Mr Enriquez explained that the Obama administration has overseen more deportations than any other US presidency. But previous legislation – such as the 1996 Immigration Reform and Control Act (IRCA) passed by Bill Clinton, and post-9/11 securitisation measures under George W Bush – led to the broader definitions of criminality makes a person eligible for removal, like lower level misdemeanors.
Mr Obama’s administrative reform programmes, DAPA and DACA, include protections for immigrants with up to three non-significant misdemeanors – excluding minor traffic violations.
Despite Mr Obama’s legacy as “Deporter-in-Chief” amongst immigrant rights advocates, the number of deportations have dropped in the last two years – although the number still falls at 530,000 – a trend that could likely reverse during Mr Trump’s time in the White House.
“Now we have a new president who dangerously wields the imprecise term ‘criminal alien’,” Mr Enriquez said. “We don’t know what that means.”
While DAPA and DACA offer some protection for people with fewer than three non-significant misdemeanors, Mr Trump’s hardline rhetoric draws some uncertainty for what the future holds when it comes to the criminalisation of unauthorised immigrants.
Will somebody convicted of low-level offences fall within Donald Trump’s definition of “criminal alien”?
“Our guess is yes,” Mr Enriquez said.
The concerns for immigration under the Trump administration did not end with deportation, however. Buried within his promise to deport up to three million people was the promise to also incarcerate those he could not remove.
Immigrants who face the threat of removal have the right to due process. A mass deportation operation would likely still require full removal proceedings, leading to mass incarceration and increase the likelihood of erroneous detentions.
Such a proposal under Mr Trump could lead to an increase in immigration detention populations from about 45,000 daily to three million.
“That is an unprecedented number of people in prison,” Mr Enriquez said.
He added: “I think that goes to the sense that we don’t know what his proposed infrastructure plan has. … It could very well mean building more prisons.

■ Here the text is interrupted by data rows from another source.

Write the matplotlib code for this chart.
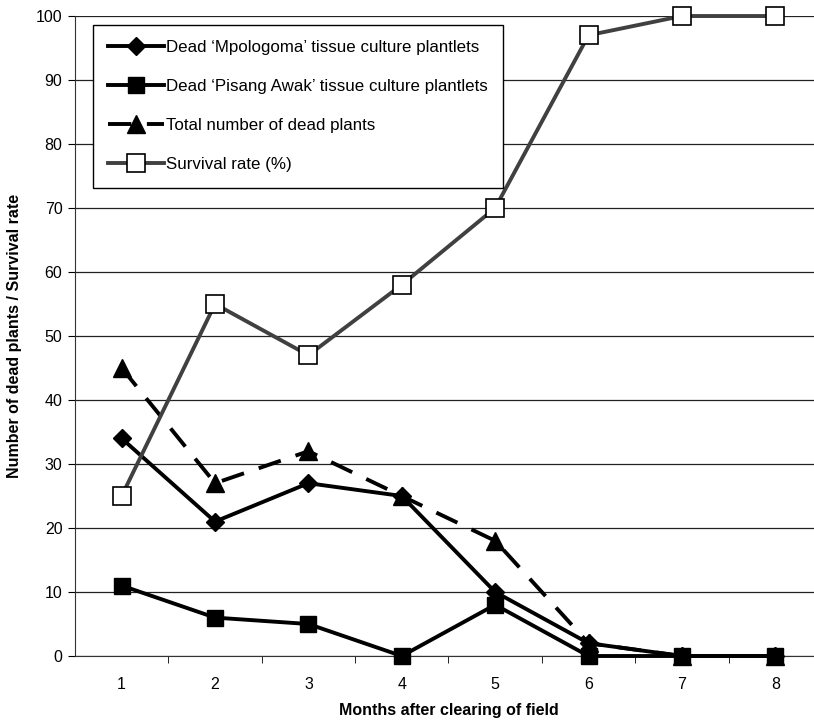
import numpy as np
import matplotlib.pyplot as plt

plt.rcParams['font.family'] = ['Liberation Sans', 'DejaVu Sans']

months = [1, 2, 3, 4, 5, 6, 7, 8]
dead_mpologoma = [34, 21, 27, 25, 10, 2, 0, 0]
dead_pisang = [11, 6, 5, 0, 8, 0, 0, 0]
dead_total = [45, 27, 32, 25, 18, 2, 0, 0]
survival = [25, 55, 47, 58, 70, 97, 100, 100]

labels = ["Dead \u2018Mpologoma\u2019 tissue culture plantlets",
          "Dead \u2018Pisang Awak\u2019 tissue culture plantlets",
          "Total number of dead plants",
          "Survival rate (%)"]

fig = plt.figure(figsize=(8.14, 7.22), dpi=100)
ax = fig.add_axes([0.0921, 0.0914, 0.9177, 0.8864])

ax.plot(months, dead_mpologoma, color='black', lw=2.8, marker='D', ms=9,
        label=labels[0], zorder=4, clip_on=False)
ax.plot(months, dead_pisang, color='black', lw=2.8, marker='s', ms=11,
        label=labels[1], zorder=4, clip_on=False)
ax.plot(months, dead_total, color='black', lw=2.8, marker='^', ms=13,
        dashes=(6, 4), label=labels[2], zorder=3, clip_on=False)
ax.plot(months, survival, color='#404040', lw=2.8, marker='s', ms=12.5,
        mfc='white', mec='black', mew=1.2, label=labels[3], zorder=5, clip_on=False)

ax.set_xlim(0.5, 8.5)
ax.set_ylim(0, 100)
ax.set_yticks(np.arange(0, 101, 10))
ax.set_xticks(months)
ax.set_xticks(np.arange(1.5, 8.5, 1), minor=True)
ax.tick_params(axis='x', which='major', length=0, pad=15, labelsize=11.5)
ax.tick_params(axis='x', which='minor', length=5, direction='out')
ax.tick_params(axis='y', length=5, direction='out', labelsize=11.5, pad=4)
ax.yaxis.grid(True, color='#222222', lw=0.9)
ax.set_axisbelow(True)
for s in ['top', 'right']:
    ax.spines[s].set_visible(False)
ax.spines['left'].set_color('#333333')
ax.spines['bottom'].set_color('#333333')

ax.set_xlabel("Months after clearing of field", fontsize=11.5, fontweight='bold', labelpad=8)
ax.set_ylabel("Number of dead plants / Survival rate", fontsize=11.5, fontweight='bold', labelpad=10)

leg = ax.legend(loc='upper left', bbox_to_anchor=(0.024, 0.986), fontsize=12.2,
                frameon=True, fancybox=False, edgecolor='black', framealpha=1,
                handlelength=3.3, handletextpad=0.1, labelspacing=1.42,
                borderpad=0.9, borderaxespad=0)
leg.get_frame().set_linewidth(1.0)

fig.savefig("out.png", dpi=100)
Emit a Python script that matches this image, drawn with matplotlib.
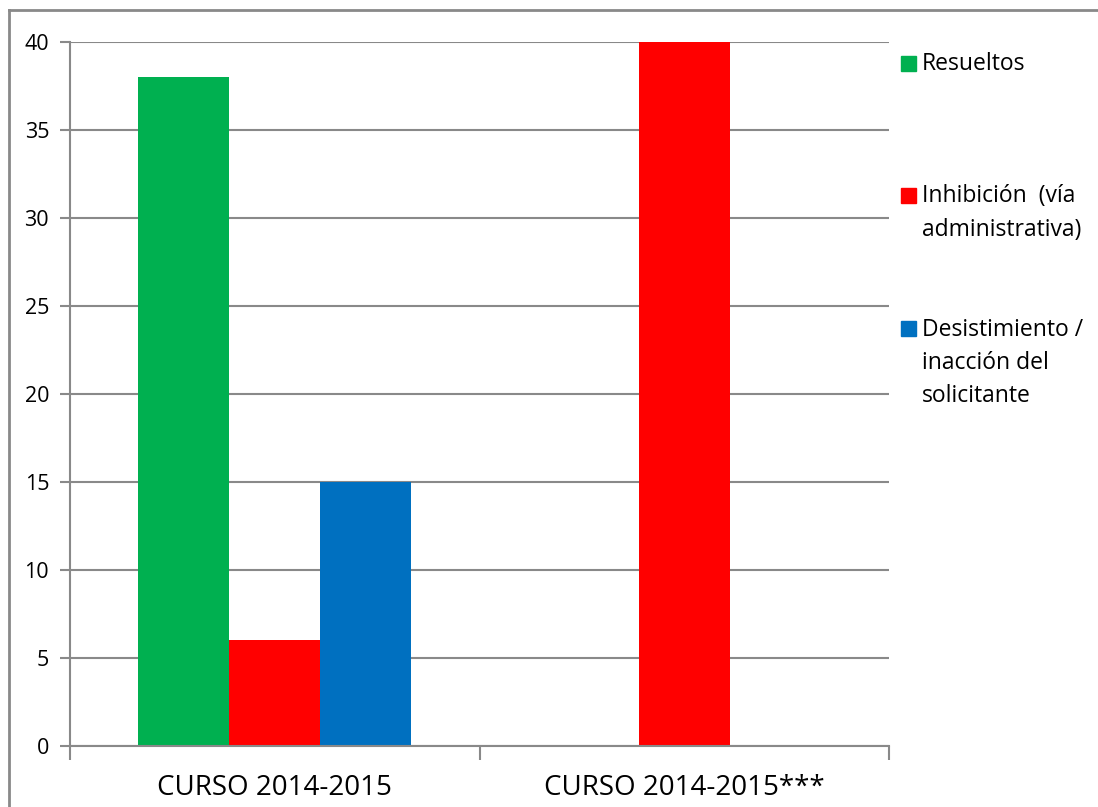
import matplotlib
matplotlib.use("Agg")
from matplotlib import pyplot as plt
from matplotlib.patches import Rectangle
from matplotlib.lines import Line2D

categories = ["CURSO 2014-2015", "CURSO 2014-2015***"]
series_names = ["Resueltos", "Inhibición  (vía\nadministrativa)", "Desistimiento /\ninacción del\nsolicitante"]
resueltos = [38, 0]
inhibicion = [6, 40]
desistimiento = [15, 0]
colors = ["#00B050", "#FF0000", "#0070C0"]
yticks = [0, 5, 10, 15, 20, 25, 30, 35, 40]

plt.rcParams['font.family'] = ['Open Sans', 'DejaVu Sans']
grey = "#898989"

fig = plt.figure(figsize=(10.98, 8.07), dpi=100)
ax = fig.add_axes([70 / 1098, 1 - 746 / 807, (889 - 70) / 1098, (746 - 42) / 807])

width = 91 / 410
values = [resueltos, inhibicion, desistimiento]
for i, (vals, c) in enumerate(zip(values, colors)):
    xs = [k + (i - 1) * width for k in range(len(categories))]
    ax.bar(xs, vals, width=width, color=c, zorder=3)

ax.set_xlim(-0.5, len(categories) - 0.5)
ax.set_ylim(0, 40)
ax.set_yticks(yticks)
ax.yaxis.grid(True, color=grey, linewidth=1.5, zorder=0)
ax.tick_params(axis='y', length=7, width=1.5, color=grey, labelsize=15.5, pad=8)
ax.set_xticks([-0.5, 0.5, 1.5])
ax.set_xticklabels([])
ax.set_xticks(range(len(categories)), minor=True)
ax.set_xticklabels(categories, minor=True, fontsize=20)
ax.tick_params(axis='x', which='major', length=10, width=1.5, color=grey)
ax.tick_params(axis='x', which='minor', length=0, pad=20)
for s in ['top', 'right']:
    ax.spines[s].set_visible(False)
for s in ['left', 'bottom']:
    ax.spines[s].set_color(grey)
    ax.spines[s].set_linewidth(1.5)
ax.spines['bottom'].set_zorder(4)

# legend drawn by hand: marker on the first line, one text per line
legend_baseline = [70.5, 202.5, 336]
line_step = 33
for name, c, y in zip(series_names, colors, legend_baseline):
    fig.add_artist(Rectangle((901 / 1098, 1 - y / 807), 15 / 1098, 15 / 807,
                             transform=fig.transFigure, color=c))
    for j, line in enumerate(name.split("\n")):
        fig.text(922 / 1098, 1 - (y + j * line_step) / 807, line, fontsize=16.5,
                 va='baseline', ha='left')

# outer frame (top and left edges visible)
fig.add_artist(Line2D([9 / 1098, 1], [1 - 10 / 807, 1 - 10 / 807], color=grey, linewidth=2,
                      transform=fig.transFigure))
fig.add_artist(Line2D([9 / 1098, 9 / 1098], [0, 1 - 10 / 807], color=grey, linewidth=2,
                      transform=fig.transFigure))

fig.savefig("out.png", dpi=100)
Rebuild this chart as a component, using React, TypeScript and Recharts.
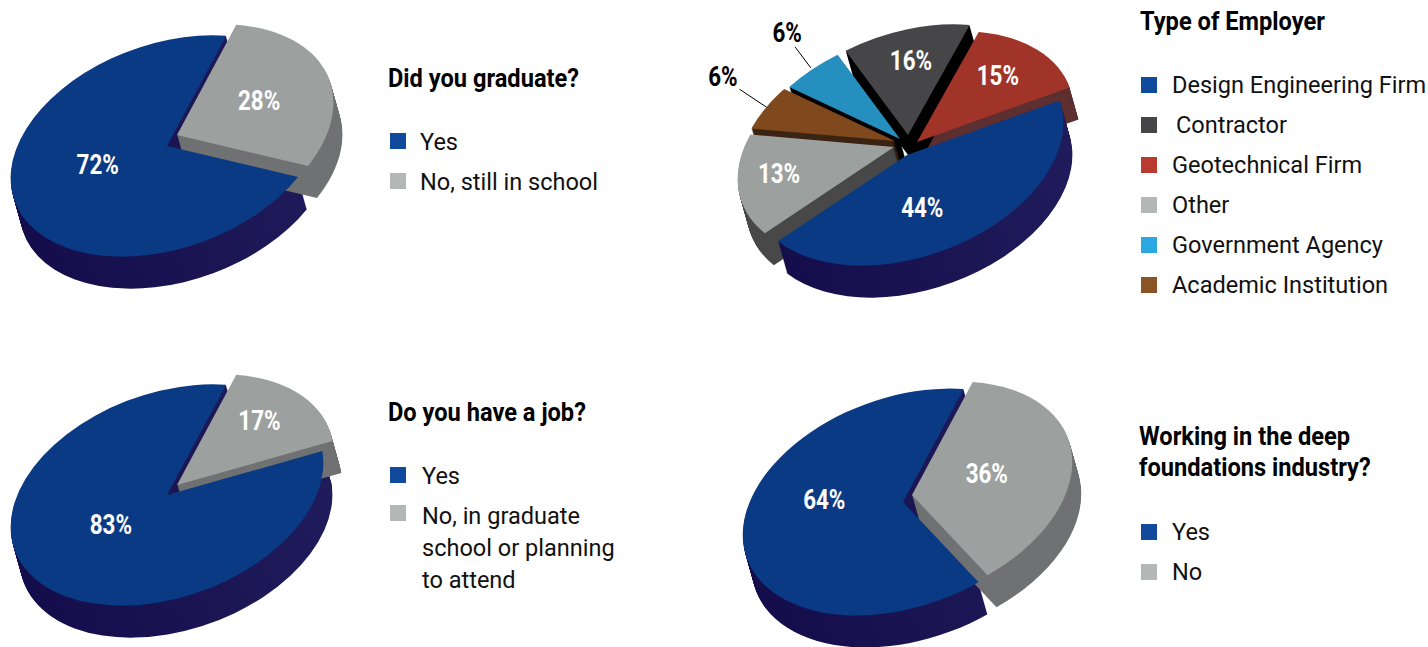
import { PieChart, Pie, Sector } from "recharts";

// ── Survey data ───────────────────────────────────────────────────────────────
const graduateNames = ["Yes", "No, still in school"];
const graduateValues = [72, 28];
const graduateLabels = ["72%", "28%"];

const jobNames = ["Yes", "No, in graduate school or planning to attend"];
const jobValues = [83, 17];
const jobLabels = ["83%", "17%"];

const industryNames = ["Yes", "No"];
const industryValues = [64, 36];
const industryLabels = ["64%", "36%"];

// Slice order runs round the pie from the right-hand edge.
const employerNames = ["Geotechnical Firm", "Contractor", "Government Agency", "Academic Institution", "Other", "Design Engineering Firm"];
// The slices as drawn: in the source the Contractor wedge is narrower than the
// Other wedge, although the printed labels say 16% and 13%.
const employerValues = [15, 13, 6, 6, 16, 44];
const employerLabels = ["15%", "16%", "6%", "6%", "13%", "44%"];

// ── Styles ────────────────────────────────────────────────────────────────────
const BLUE = "#0a3a84";
const GREY = "#9ca1a0";
const GREY_WALL = "#707172";
const NAVY_WALL = "navy-wall";
const FONT = "Roboto, sans-serif";

const TILT = 19.7;
const SQUASH = 0.631;
const DEPTH = 32;
const DRIFT = 9;

type PieSpec = {
  id: string;
  left: number;
  top: number;
  width: number;
  height: number;
  cx: number;
  cy: number;
  radius: number;
  startAngle: number;
  names: string[];
  values: number[];
  labels: string[];
  colors: string[];
  walls: string[];
  explode: number[][];
  labelFractions: number[];
  labelNudges: number[];
  // inner fraction, inner nudge, outer fraction, outer nudge
  leaders?: (number[] | null)[];
};

const twoSliceWalls = [NAVY_WALL, GREY_WALL];

const pies: PieSpec[] = [
  {
    id: "graduate", left: 0, top: 0, width: 360, height: 320, cx: 167, cy: 146, radius: 162, startAngle: 55,
    names: graduateNames, values: graduateValues, labels: graduateLabels,
    colors: [BLUE, GREY], walls: twoSliceWalls, explode: [[0, 0], [10, -11]],
    labelFractions: [0.445, 0.55], labelNudges: [-12, 0],
  },
  {
    id: "job", left: 0, top: 350, width: 360, height: 297, cx: 167, cy: 145, radius: 162, startAngle: 55,
    names: jobNames, values: jobValues, labels: jobLabels,
    colors: [BLUE, GREY], walls: twoSliceWalls, explode: [[0, 0], [10, -10]],
    labelFractions: [0.4, 0.69], labelNudges: [-11, 3],
  },
  {
    id: "employer", left: 700, top: 0, width: 400, height: 310, cx: 207, cy: 155, radius: 162, startAngle: 0,
    names: employerNames, values: employerValues, labels: employerLabels,
    colors: ["#a03428", "#464547", "#2590c0", "#80491d", GREY, BLUE],
    walls: ["#5e2f30", "#000000", "#000000", "#3c2412", "#484848", NAVY_WALL],
    explode: [[10, -13], [1, -20], [-7, -16], [-12, -14], [-13, -8], [0, 0]],
    labelFractions: [0.696, 0.7, 1.417, 1.444, 0.736, 0.535],
    labelNudges: [2.3, -1.7, -3.7, -6.3, -3, -13],
    leaders: [null, null, [1.02, -0.3, 1.265, -2.3], [1.0, -0.6, 1.27, -4.4], null, null],
  },
  {
    id: "industry", left: 730, top: 370, width: 370, height: 277, cx: 173, cy: 132, radius: 166, startAngle: 55,
    names: industryNames, values: industryValues, labels: industryLabels,
    colors: [BLUE, GREY], walls: twoSliceWalls, explode: [[0, 0], [9, -7]],
    labelFractions: [0.52, 0.47], labelNudges: [-22, 4],
  },
];

// ── Projection of the flat pie onto the tilted ellipse ────────────────────────
function faceTransform(cx: number, cy: number, ox: number, oy: number) {
  return `translate(${cx + ox} ${cy + oy}) rotate(${-TILT}) scale(1 ${SQUASH}) translate(${-cx} ${-cy})`;
}

function project(spec: PieSpec, idx: number, radius: number, angle: number) {
  const a = (angle * Math.PI) / 180;
  const t = (TILT * Math.PI) / 180;
  const x0 = radius * Math.cos(a);
  const y0 = -radius * Math.sin(a) * SQUASH;
  const [ox, oy] = spec.explode[idx];
  return {
    x: spec.cx + ox + x0 * Math.cos(t) + y0 * Math.sin(t),
    y: spec.cy + oy - x0 * Math.sin(t) + y0 * Math.cos(t),
  };
}

// ── Slice shapes ──────────────────────────────────────────────────────────────
function makeWall(spec: PieSpec) {
  return (props: any) => {
    const [ox, oy] = spec.explode[props.idx];
    const steps = [];
    for (let i = 1; i <= DEPTH; i++) steps.push(i);
    const wall = spec.walls[props.idx];
    const fill = wall === NAVY_WALL ? `url(#wall-${spec.id})` : wall;
    return (
      <g>
        {steps.map((i) => (
          <g key={i} transform={faceTransform(spec.cx, spec.cy, ox + (i * DRIFT) / DEPTH, oy + i)}>
            <Sector
              cx={spec.cx}
              cy={spec.cy}
              innerRadius={0}
              outerRadius={spec.radius}
              startAngle={props.startAngle}
              endAngle={props.endAngle}
              fill={fill}
              stroke="none"
            />
          </g>
        ))}
      </g>
    );
  };
}

function makeFace(spec: PieSpec) {
  return (props: any) => {
    const [ox, oy] = spec.explode[props.idx];
    return (
      <g transform={faceTransform(spec.cx, spec.cy, ox, oy)}>
        <Sector
          cx={spec.cx}
          cy={spec.cy}
          innerRadius={0}
          outerRadius={spec.radius}
          startAngle={props.startAngle}
          endAngle={props.endAngle}
          fill={spec.colors[props.idx]}
          stroke="none"
        />
      </g>
    );
  };
}

function makeLabel(spec: PieSpec) {
  return (props: any) => {
    const idx = props.idx;
    const pos = project(spec, idx, spec.radius * spec.labelFractions[idx], props.midAngle + spec.labelNudges[idx]);
    const leader = spec.leaders ? spec.leaders[idx] : null;
    const from = leader ? project(spec, idx, spec.radius * leader[0], props.midAngle + leader[1]) : null;
    const to = leader ? project(spec, idx, spec.radius * leader[2], props.midAngle + leader[3]) : null;
    return (
      <g>
        {from && to && <line x1={from.x} y1={from.y} x2={to.x} y2={to.y} stroke="#000" strokeWidth={1} />}
        <text
          transform={`translate(${pos.x} ${pos.y}) scale(0.83 1)`}
          textAnchor="middle"
          dominantBaseline="central"
          fontFamily={FONT}
          fontWeight={700}
          fontSize={27}
          fill={leader ? "#000" : "#fff"}
        >
          {spec.labels[idx]}
        </text>
      </g>
    );
  };
}

function Pie3D({ spec }: { spec: PieSpec }) {
  const rows = spec.names.map((name, i) => ({ name, value: spec.values[i], idx: i }));
  return (
    <div style={{ position: "absolute", left: spec.left, top: spec.top }}>
      <PieChart width={spec.width} height={spec.height} margin={{ top: 0, right: 0, bottom: 0, left: 0 }}>
        <defs>
          <linearGradient id={`wall-${spec.id}`} gradientUnits="userSpaceOnUse" x1={spec.cx - spec.radius} y1={0} x2={spec.cx + spec.radius} y2={0}>
            <stop offset="0%" stopColor="#150d4b" />
            <stop offset="100%" stopColor="#201c5b" />
          </linearGradient>
        </defs>
        <Pie
          data={rows}
          dataKey="value"
          cx={spec.cx}
          cy={spec.cy}
          outerRadius={spec.radius}
          startAngle={spec.startAngle}
          endAngle={spec.startAngle + 360}
          shape={makeWall(spec)}
          isAnimationActive={false}
        />
        <Pie
          data={rows}
          dataKey="value"
          cx={spec.cx}
          cy={spec.cy}
          outerRadius={spec.radius}
          startAngle={spec.startAngle}
          endAngle={spec.startAngle + 360}
          shape={makeFace(spec)}
          label={makeLabel(spec)}
          labelLine={false}
          isAnimationActive={false}
        />
      </PieChart>
    </div>
  );
}

// ── Titles and legends ────────────────────────────────────────────────────────
function Line({ x, y, bold, children }: { x: number; y: number; bold?: boolean; children: string }) {
  return (
    <div
      style={{
        position: "absolute",
        left: x,
        top: y - 16,
        height: 32,
        lineHeight: "32px",
        whiteSpace: "nowrap",
        fontFamily: FONT,
        fontSize: bold ? 25 : 24,
        fontWeight: bold ? 700 : 400,
        color: bold ? "#000" : "#111",
        transform: `scaleX(${bold ? 0.945 : 0.98})`,
        transformOrigin: "left center",
      }}
    >
      {children}
    </div>
  );
}

function Swatch({ x, y, color }: { x: number; y: number; color: string }) {
  return <div style={{ position: "absolute", left: x, top: y - 8, width: 16, height: 16, background: color }} />;
}

const SWATCH_BLUE = "#0f4a9c";
const SWATCH_GREY = "#b3b8b7";

export default function App() {
  return (
    <div style={{ position: "absolute", left: 0, top: 0, width: 1428, height: 647, overflow: "hidden", background: "#fff" }}>
      {pies.map((spec) => (
        <Pie3D key={spec.id} spec={spec} />
      ))}

      <Line x={388} y={79} bold>Did you graduate?</Line>
      <Swatch x={390} y={141} color={SWATCH_BLUE} />
      <Line x={420} y={142}>Yes</Line>
      <Swatch x={390} y={181} color={SWATCH_GREY} />
      <Line x={420} y={182}>No, still in school</Line>

      <Line x={388} y={413} bold>Do you have a job?</Line>
      <Swatch x={390} y={475} color={SWATCH_BLUE} />
      <Line x={422} y={476}>Yes</Line>
      <Swatch x={390} y={513} color={SWATCH_GREY} />
      <Line x={422} y={516}>No, in graduate</Line>
      <Line x={422} y={548}>school or planning</Line>
      <Line x={422} y={580}>to attend</Line>

      <Line x={1140} y={22} bold>Type of Employer</Line>
      <Swatch x={1141} y={85} color={SWATCH_BLUE} />
      <Line x={1172} y={85}>Design Engineering Firm</Line>
      <Swatch x={1141} y={125} color="#464547" />
      <Line x={1176} y={125}>Contractor</Line>
      <Swatch x={1141} y={165} color="#b83a30" />
      <Line x={1172} y={165}>Geotechnical Firm</Line>
      <Swatch x={1141} y={205} color={SWATCH_GREY} />
      <Line x={1172} y={205}>Other</Line>
      <Swatch x={1141} y={245} color="#2ca7df" />
      <Line x={1172} y={245}>Government Agency</Line>
      <Swatch x={1141} y={285} color="#8c5324" />
      <Line x={1172} y={285}>Academic Institution</Line>

      <Line x={1139} y={437} bold>Working in the deep</Line>
      <Line x={1139} y={468} bold>foundations industry?</Line>
      <Swatch x={1141} y={532} color={SWATCH_BLUE} />
      <Line x={1172} y={532}>Yes</Line>
      <Swatch x={1141} y={572} color={SWATCH_GREY} />
      <Line x={1172} y={572}>No</Line>
    </div>
  );
}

It’s not beyond the pale to imagine that his infrastructure plans are simply a wall and prisons.”
Indeed, private prison stocks soared in the immediate aftermath of Mr Trump’s election. Shares of CoreCivic and GEO Group (two of the US’ largest private prison corporations) shot up 43 and 21 per cent on 9 November.
Mr Trump will be the 45th President of the United States, and he has offered little reason to doubt the reality of his plans to carry out mass deportations and further criminalise unauthorised immigrants – a proposal celebrated by the white supremacist groups galvanised throughout his campaign.
“I think that we have every reason to take Donald Trump at his word,” Mr Enriquez said. “These first few days in his new position as President-elect, we’ve seen substantiation of those views with the hiring of Steve Bannon,” who ran the far-right website, Breitbart – a favourite of white nationalists.
“We don’t want to counsel needless worry, we want to counsel preparation,” he concluded. “This is not a narrow issue directed towards non-citizens – this is for every single American, whether they were born here or not.
“We’re not beating the drum for anxiety. We’re saying it’s up to us to protect all of our liberties against planned incursions.”